Auch sie versuchte, das Haus wieder ins frühere Leben zurückzuführen. Sie durchwühlte die Kartons ihres Vaters und holte die letzten Kraszewskis vom Dachboden, die im Krieg nicht verbrannt worden waren. Schöne Bücher mit Ledereinbänden. Sie machte Platz für sie in der Etagere, die gleichfalls dem Feuer entgangen war und aus der noch während der Anwesenheit der Soldaten das blaue Porzellan verschwunden war. Sie holte ganz allein den Sessel vom Dachboden – er war vor langer Zeit hinaufgetragen worden, weil eine Hofkatze ihn vollgepinkelt hatte –, indem sie das Möbel, das sie mit dem Rücken abstützte, Stufe für Stufe die Treppe hinabrutschen ließ. Die übrigen Teile der schönen Sitzgarnitur hatten Brandlöcher von Zigaretten und aufgeschlitzte Polster. Aus den alten Plüschvorhängen, die den ganzen Krieg über das Haus vom Blick auf den Berg abgeschnitten hatten, nähte Truda Schonbezüge, wobei sie sich mit der Nadel die Finger zerstach.

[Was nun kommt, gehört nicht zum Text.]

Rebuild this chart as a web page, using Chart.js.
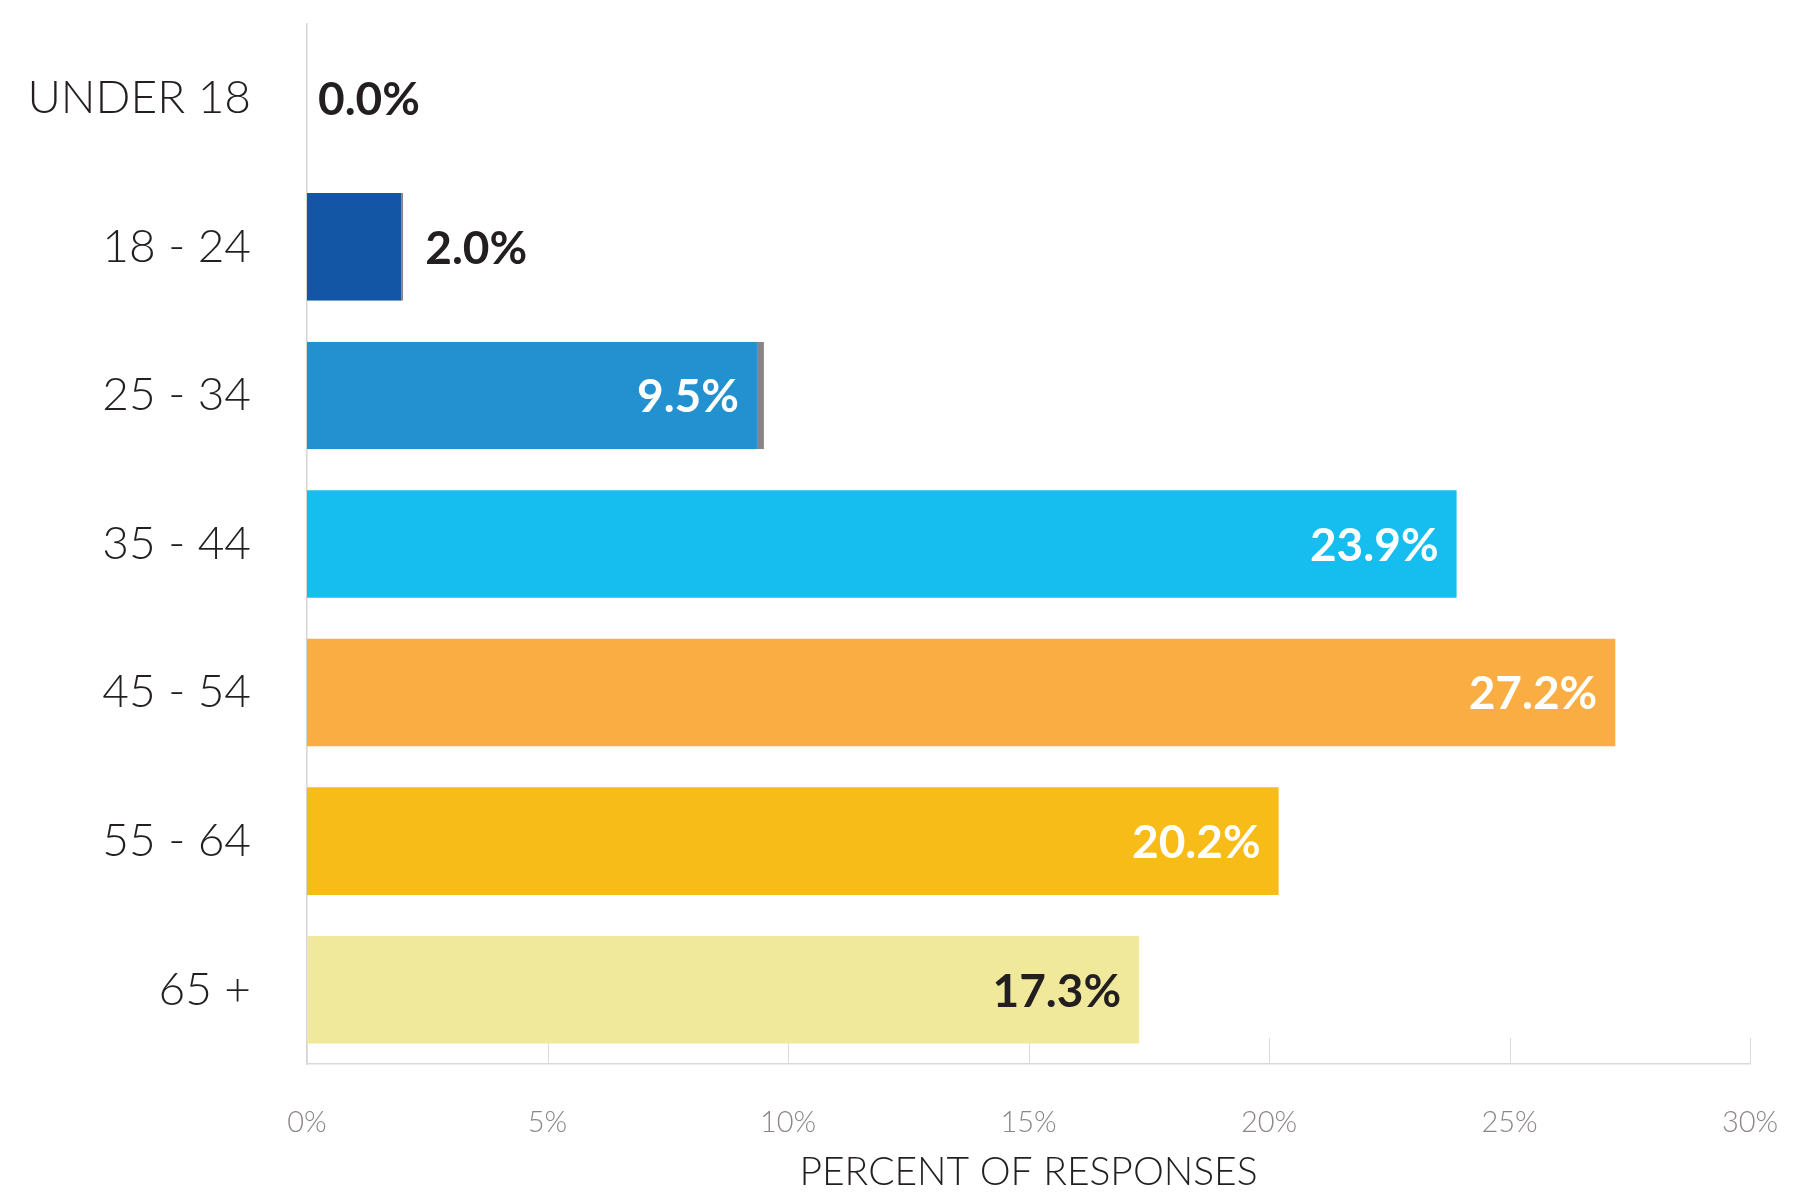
<!DOCTYPE html>
<html>
<head>
<meta charset="utf-8">
<script src="https://cdn.jsdelivr.net/npm/chart.js@4.4.0/dist/chart.umd.min.js"></script>
<style>
  html, body { margin: 0; padding: 0; background: #fff; }
  #wrap { width: 1814px; height: 1192px; }
</style>
</head>
<body>
<div id="wrap"><canvas id="chart-idade" width="1814" height="1192"></canvas></div>
<script>
// Dados
const faixas = ['UNDER 18', '18 - 24', '25 - 34', '35 - 44', '45 - 54', '55 - 64', '65 +'];
const percentuais = [0.0, 2.0, 9.5, 23.9, 27.2, 20.2, 17.3];
const eixoMax = 30;
const eixoPasso = 5;
const tituloEixo = 'PERCENT OF RESPONSES';

// Estilo
const coresBarras = ['#1456a6', '#1456a6', '#2391d0', '#16bdef', '#f9ad42', '#f7bc17', '#f0e99c'];
const bordaDireita = [0, 2, 7, 0, 0, 0, 0];
const corRotulo = ['#231f20', '#231f20', '#ffffff', '#ffffff', '#ffffff', '#ffffff', '#231f20'];
const FONTE = 'Lato';

// ===== MARCAS DO EIXO X (para dentro, atrás das barras) =====
const marcasEixo = {
  id: 'marcasEixo',
  beforeDatasetsDraw(chart) {
    const { ctx, chartArea, scales: { x } } = chart;
    ctx.save();
    ctx.strokeStyle = '#dcdcdc';
    ctx.lineWidth = 1;
    x.ticks.forEach(t => {
      const px = Math.round(x.getPixelForValue(t.value)) + 0.5;
      ctx.beginPath();
      ctx.moveTo(px, chartArea.bottom);
      ctx.lineTo(px, chartArea.bottom - 26);
      ctx.stroke();
    });
    ctx.restore();
  }
};

// ===== RÓTULOS DE VALOR =====
const rotulos = {
  id: 'rotulos',
  afterDatasetsDraw(chart) {
    const { ctx } = chart;
    const meta = chart.getDatasetMeta(0);
    ctx.save();
    ctx.font = '700 46px ' + FONTE;
    ctx.textBaseline = 'middle';
    meta.data.forEach((bar, i) => {
      const txt = percentuais[i].toFixed(1) + '%';
      const w = ctx.measureText(txt).width;
      const larg = bar.x - bar.base;
      ctx.fillStyle = corRotulo[i];
      if (larg > w + 40) {
        ctx.textAlign = 'right';
        ctx.fillText(txt, bar.x - 18 - bordaDireita[i], bar.y + 2);
      } else {
        ctx.textAlign = 'left';
        ctx.fillText(txt, bar.x + (larg > 0 ? 22 : 11), bar.y + 2);
      }
    });
    ctx.restore();
  }
};

function desenhar() {
  new Chart(document.getElementById('chart-idade'), {
    type: 'bar',
    data: {
      labels: faixas,
      datasets: [{
        data: percentuais,
        backgroundColor: coresBarras,
        borderColor: '#8a8486',
        borderWidth: bordaDireita.map(r => ({ top: 0, bottom: 0, left: 0, right: r })),
        borderSkipped: false,
        barPercentage: 0.724,
        categoryPercentage: 1
      }]
    },
    options: {
      indexAxis: 'y',
      responsive: false,
      animation: false,
      devicePixelRatio: 1,
      layout: { padding: { top: 24, right: 64, bottom: 0, left: 0 } },
      plugins: { legend: { display: false }, tooltip: { enabled: false } },
      scales: {
        x: {
          min: 0,
          max: eixoMax,
          grid: { display: false, drawTicks: false },
          border: { display: true, color: '#d9d9d9', width: 1.5 },
          ticks: {
            stepSize: eixoPasso,
            padding: 41,
            color: '#8c8686',
            font: { family: FONTE, weight: '300', size: 29 },
            callback: v => v + '%'
          },
          title: {
            display: true,
            text: tituloEixo,
            color: '#231f20',
            font: { family: FONTE, weight: '300', size: 39, lineHeight: 1 },
            padding: { top: 0, bottom: 0 }
          },
          afterFit: s => { s.height = 128; s.paddingLeft = 0; s.paddingRight = 0; }
        },
        y: {
          grid: { display: false, drawTicks: false },
          border: { display: true, color: '#d6d6d6', width: 1.5 },
          ticks: {
            padding: 56,
            color: '#231f20',
            font: { family: FONTE, weight: '300', size: 46 }
          },
          afterFit: s => { s.width = 307; s.paddingTop = 0; s.paddingBottom = 0; }
        }
      }
    },
    plugins: [marcasEixo, rotulos]
  });
}

// Inicializa
Promise.all([
  document.fonts.load('300 46px ' + FONTE),
  document.fonts.load('700 46px ' + FONTE)
]).then(desenhar, desenhar);
</script>
</body>
</html>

Sie säte Erbsen und stellte beizeiten Stangen auf. Sie weißte den Apfelbaum, grub im Garten fünf neue Beete um und entdeckte verblüfft, dass dort wilde Tomaten wuchsen, also stellte sie auch für sie Stangen auf. Sie strich alle Wände weiß, was das Haus heller machte. Doch beim Malern spritzte ihr Kalk ins Auge. Sie sah die Welt wie durch zwei enge Spalten, halbblind, und fühlte sich wie ein Hund, der an der Kette verreckte, immer dickeren Schaum vor dem Maul hatte, um schließlich zu einem trockenen leeren Sack mit Knochen zu verdorren. Ob Jakob sie so noch wollen würde, wenn er zurückkäme? »Truda wird keinen Deutschen heiraten.« Der Bahnsteig, der Zug, das Ende.